— start DATA PROVIDED —

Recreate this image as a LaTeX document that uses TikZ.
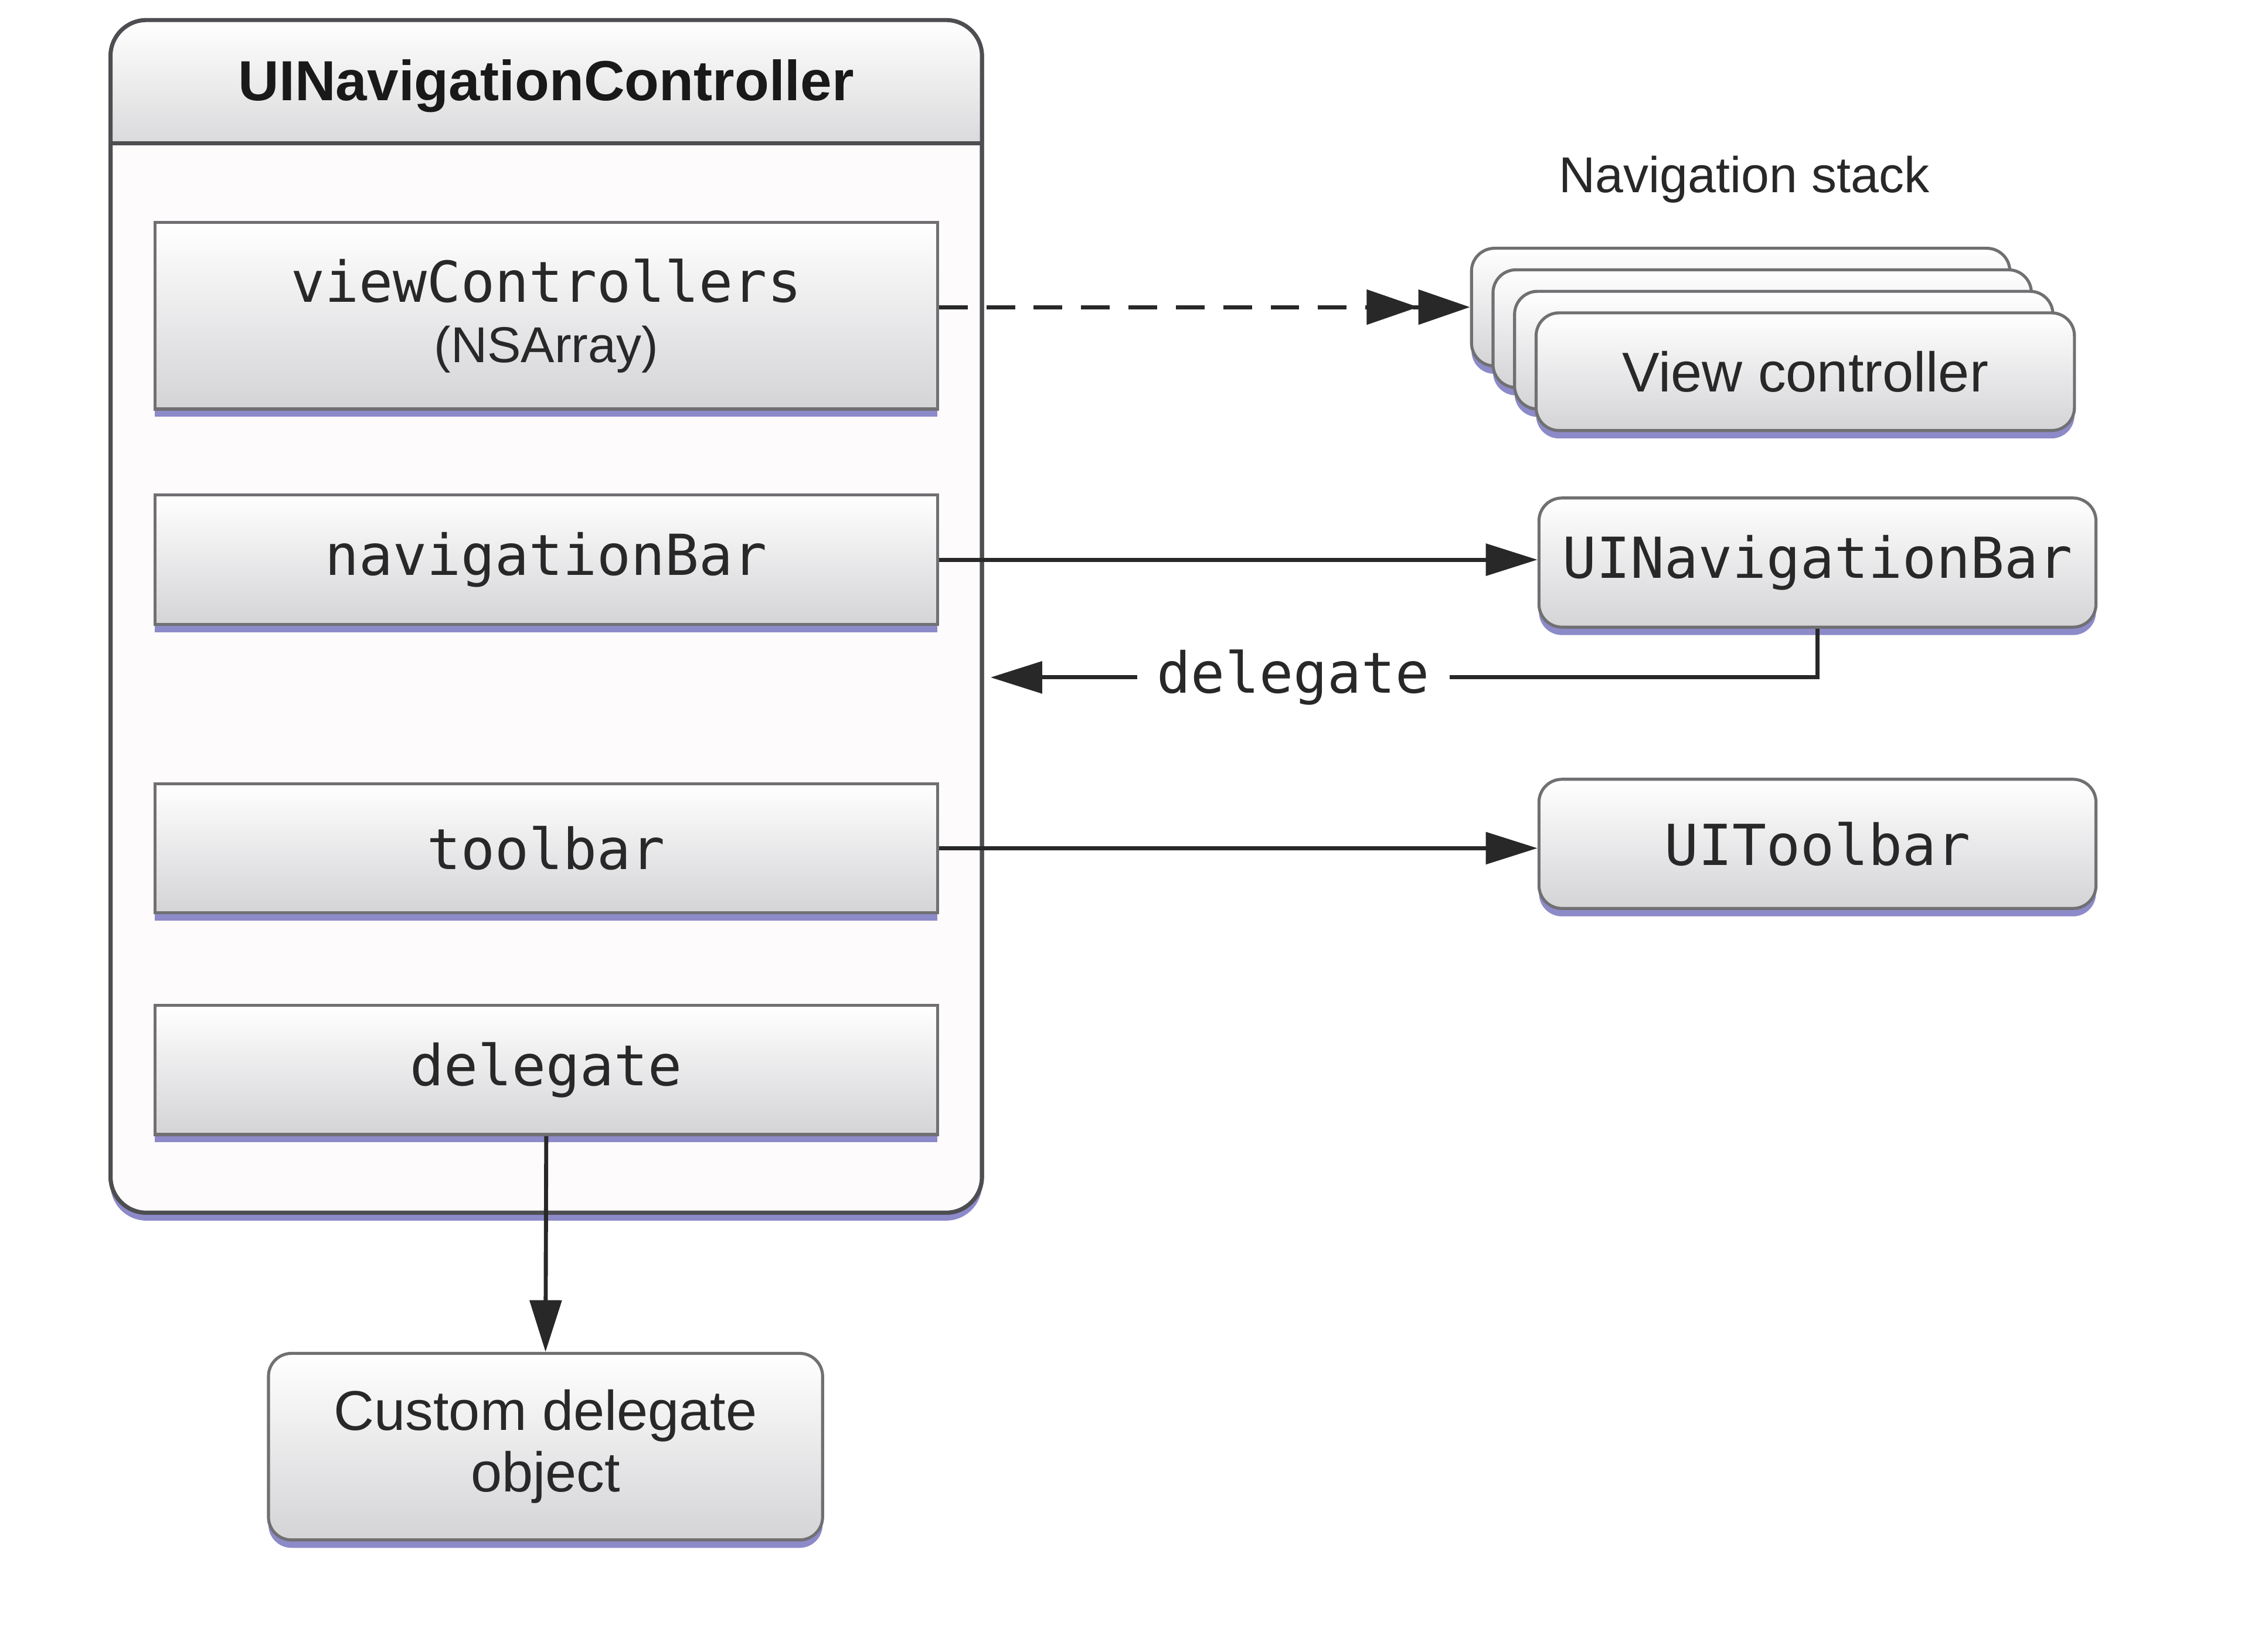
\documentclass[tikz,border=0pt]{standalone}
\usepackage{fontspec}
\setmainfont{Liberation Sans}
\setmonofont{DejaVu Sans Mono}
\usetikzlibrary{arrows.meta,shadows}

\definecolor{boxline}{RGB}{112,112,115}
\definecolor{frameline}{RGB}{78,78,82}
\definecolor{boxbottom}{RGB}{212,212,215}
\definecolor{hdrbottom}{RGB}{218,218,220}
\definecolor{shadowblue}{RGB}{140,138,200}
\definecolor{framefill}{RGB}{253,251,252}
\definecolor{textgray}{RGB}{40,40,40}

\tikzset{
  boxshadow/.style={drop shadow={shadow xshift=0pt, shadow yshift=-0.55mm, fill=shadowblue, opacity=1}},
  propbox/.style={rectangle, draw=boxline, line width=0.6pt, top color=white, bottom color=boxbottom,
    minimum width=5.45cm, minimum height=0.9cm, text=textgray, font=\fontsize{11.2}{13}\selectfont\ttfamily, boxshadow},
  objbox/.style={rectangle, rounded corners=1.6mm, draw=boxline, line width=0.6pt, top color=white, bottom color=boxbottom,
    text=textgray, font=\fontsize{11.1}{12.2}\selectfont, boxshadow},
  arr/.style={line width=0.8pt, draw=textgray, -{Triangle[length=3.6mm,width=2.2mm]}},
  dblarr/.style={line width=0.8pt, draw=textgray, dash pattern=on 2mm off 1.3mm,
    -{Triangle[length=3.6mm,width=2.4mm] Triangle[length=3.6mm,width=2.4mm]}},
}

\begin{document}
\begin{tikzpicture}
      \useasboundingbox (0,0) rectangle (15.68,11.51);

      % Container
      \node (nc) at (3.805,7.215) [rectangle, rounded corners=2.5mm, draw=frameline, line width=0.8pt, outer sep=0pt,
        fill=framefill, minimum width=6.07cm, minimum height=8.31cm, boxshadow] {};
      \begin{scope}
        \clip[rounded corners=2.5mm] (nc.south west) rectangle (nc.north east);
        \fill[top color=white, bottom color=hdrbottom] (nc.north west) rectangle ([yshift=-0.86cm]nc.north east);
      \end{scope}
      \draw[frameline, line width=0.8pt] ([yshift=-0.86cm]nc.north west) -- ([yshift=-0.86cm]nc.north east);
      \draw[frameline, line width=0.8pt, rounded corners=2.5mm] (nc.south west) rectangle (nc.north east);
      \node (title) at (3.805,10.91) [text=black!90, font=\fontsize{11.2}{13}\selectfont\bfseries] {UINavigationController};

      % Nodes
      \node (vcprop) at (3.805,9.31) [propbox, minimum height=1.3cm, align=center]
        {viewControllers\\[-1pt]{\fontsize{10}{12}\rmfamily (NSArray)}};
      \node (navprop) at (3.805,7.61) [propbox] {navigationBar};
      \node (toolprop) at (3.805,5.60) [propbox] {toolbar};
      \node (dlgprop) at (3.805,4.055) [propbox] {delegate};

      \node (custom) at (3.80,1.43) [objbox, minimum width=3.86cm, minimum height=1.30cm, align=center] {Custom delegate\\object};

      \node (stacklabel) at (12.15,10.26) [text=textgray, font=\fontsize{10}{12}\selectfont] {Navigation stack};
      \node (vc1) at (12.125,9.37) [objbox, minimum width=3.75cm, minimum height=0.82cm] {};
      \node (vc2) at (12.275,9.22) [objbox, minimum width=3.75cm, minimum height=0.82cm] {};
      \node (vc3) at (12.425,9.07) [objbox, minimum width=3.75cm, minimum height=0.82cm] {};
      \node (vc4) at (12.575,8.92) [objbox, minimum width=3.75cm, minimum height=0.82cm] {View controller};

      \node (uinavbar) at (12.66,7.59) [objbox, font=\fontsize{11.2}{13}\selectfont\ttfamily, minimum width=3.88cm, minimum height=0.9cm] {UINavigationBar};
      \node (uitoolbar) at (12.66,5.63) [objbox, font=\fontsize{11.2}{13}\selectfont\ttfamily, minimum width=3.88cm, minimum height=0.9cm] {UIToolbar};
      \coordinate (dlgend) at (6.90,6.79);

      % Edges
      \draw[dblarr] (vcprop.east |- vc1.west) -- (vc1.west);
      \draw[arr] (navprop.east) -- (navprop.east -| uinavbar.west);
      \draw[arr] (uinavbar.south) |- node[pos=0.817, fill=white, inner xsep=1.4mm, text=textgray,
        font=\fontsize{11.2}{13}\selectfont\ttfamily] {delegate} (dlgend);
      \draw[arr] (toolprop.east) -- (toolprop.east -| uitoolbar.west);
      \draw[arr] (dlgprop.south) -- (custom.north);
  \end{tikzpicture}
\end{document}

— end DATA PROVIDED —

WHAT YOU WILL DO =
Using the data above, write out every line exactly, leaving the images behind.

REPLY TO THE TASK =
Recreate this image as a LaTeX document that uses TikZ.
\documentclass[tikz,border=0pt]{standalone}
\usepackage{fontspec}
\setmainfont{Liberation Sans}
\setmonofont{DejaVu Sans Mono}
\usetikzlibrary{arrows.meta,shadows}

\definecolor{boxline}{RGB}{112,112,115}
\definecolor{frameline}{RGB}{78,78,82}
\definecolor{boxbottom}{RGB}{212,212,215}
\definecolor{hdrbottom}{RGB}{218,218,220}
\definecolor{shadowblue}{RGB}{140,138,200}
\definecolor{framefill}{RGB}{253,251,252}
\definecolor{textgray}{RGB}{40,40,40}

\tikzset{
  boxshadow/.style={drop shadow={shadow xshift=0pt, shadow yshift=-0.55mm, fill=shadowblue, opacity=1}},
  propbox/.style={rectangle, draw=boxline, line width=0.6pt, top color=white, bottom color=boxbottom,
    minimum width=5.45cm, minimum height=0.9cm, text=textgray, font=\fontsize{11.2}{13}\selectfont\ttfamily, boxshadow},
  objbox/.style={rectangle, rounded corners=1.6mm, draw=boxline, line width=0.6pt, top color=white, bottom color=boxbottom,
    text=textgray, font=\fontsize{11.1}{12.2}\selectfont, boxshadow},
  arr/.style={line width=0.8pt, draw=textgray, -{Triangle[length=3.6mm,width=2.2mm]}},
  dblarr/.style={line width=0.8pt, draw=textgray, dash pattern=on 2mm off 1.3mm,
    -{Triangle[length=3.6mm,width=2.4mm] Triangle[length=3.6mm,width=2.4mm]}},
}

\begin{document}
\begin{tikzpicture}
      \useasboundingbox (0,0) rectangle (15.68,11.51);

      % Container
      \node (nc) at (3.805,7.215) [rectangle, rounded corners=2.5mm, draw=frameline, line width=0.8pt, outer sep=0pt,
        fill=framefill, minimum width=6.07cm, minimum height=8.31cm, boxshadow] {};
      \begin{scope}
        \clip[rounded corners=2.5mm] (nc.south west) rectangle (nc.north east);
        \fill[top color=white, bottom color=hdrbottom] (nc.north west) rectangle ([yshift=-0.86cm]nc.north east);
      \end{scope}
      \draw[frameline, line width=0.8pt] ([yshift=-0.86cm]nc.north west) -- ([yshift=-0.86cm]nc.north east);
      \draw[frameline, line width=0.8pt, rounded corners=2.5mm] (nc.south west) rectangle (nc.north east);
      \node (title) at (3.805,10.91) [text=black!90, font=\fontsize{11.2}{13}\selectfont\bfseries] {UINavigationController};

      % Nodes
      \node (vcprop) at (3.805,9.31) [propbox, minimum height=1.3cm, align=center]
        {viewControllers\\[-1pt]{\fontsize{10}{12}\rmfamily (NSArray)}};
      \node (navprop) at (3.805,7.61) [propbox] {navigationBar};
      \node (toolprop) at (3.805,5.60) [propbox] {toolbar};
      \node (dlgprop) at (3.805,4.055) [propbox] {delegate};

      \node (custom) at (3.80,1.43) [objbox, minimum width=3.86cm, minimum height=1.30cm, align=center] {Custom delegate\\object};

      \node (stacklabel) at (12.15,10.26) [text=textgray, font=\fontsize{10}{12}\selectfont] {Navigation stack};
      \node (vc1) at (12.125,9.37) [objbox, minimum width=3.75cm, minimum height=0.82cm] {};
      \node (vc2) at (12.275,9.22) [objbox, minimum width=3.75cm, minimum height=0.82cm] {};
      \node (vc3) at (12.425,9.07) [objbox, minimum width=3.75cm, minimum height=0.82cm] {};
      \node (vc4) at (12.575,8.92) [objbox, minimum width=3.75cm, minimum height=0.82cm] {View controller};

      \node (uinavbar) at (12.66,7.59) [objbox, font=\fontsize{11.2}{13}\selectfont\ttfamily, minimum width=3.88cm, minimum height=0.9cm] {UINavigationBar};
      \node (uitoolbar) at (12.66,5.63) [objbox, font=\fontsize{11.2}{13}\selectfont\ttfamily, minimum width=3.88cm, minimum height=0.9cm] {UIToolbar};
      \coordinate (dlgend) at (6.90,6.79);

      % Edges
      \draw[dblarr] (vcprop.east |- vc1.west) -- (vc1.west);
      \draw[arr] (navprop.east) -- (navprop.east -| uinavbar.west);
      \draw[arr] (uinavbar.south) |- node[pos=0.817, fill=white, inner xsep=1.4mm, text=textgray,
        font=\fontsize{11.2}{13}\selectfont\ttfamily] {delegate} (dlgend);
      \draw[arr] (toolprop.east) -- (toolprop.east -| uitoolbar.west);
      \draw[arr] (dlgprop.south) -- (custom.north);
  \end{tikzpicture}
\end{document}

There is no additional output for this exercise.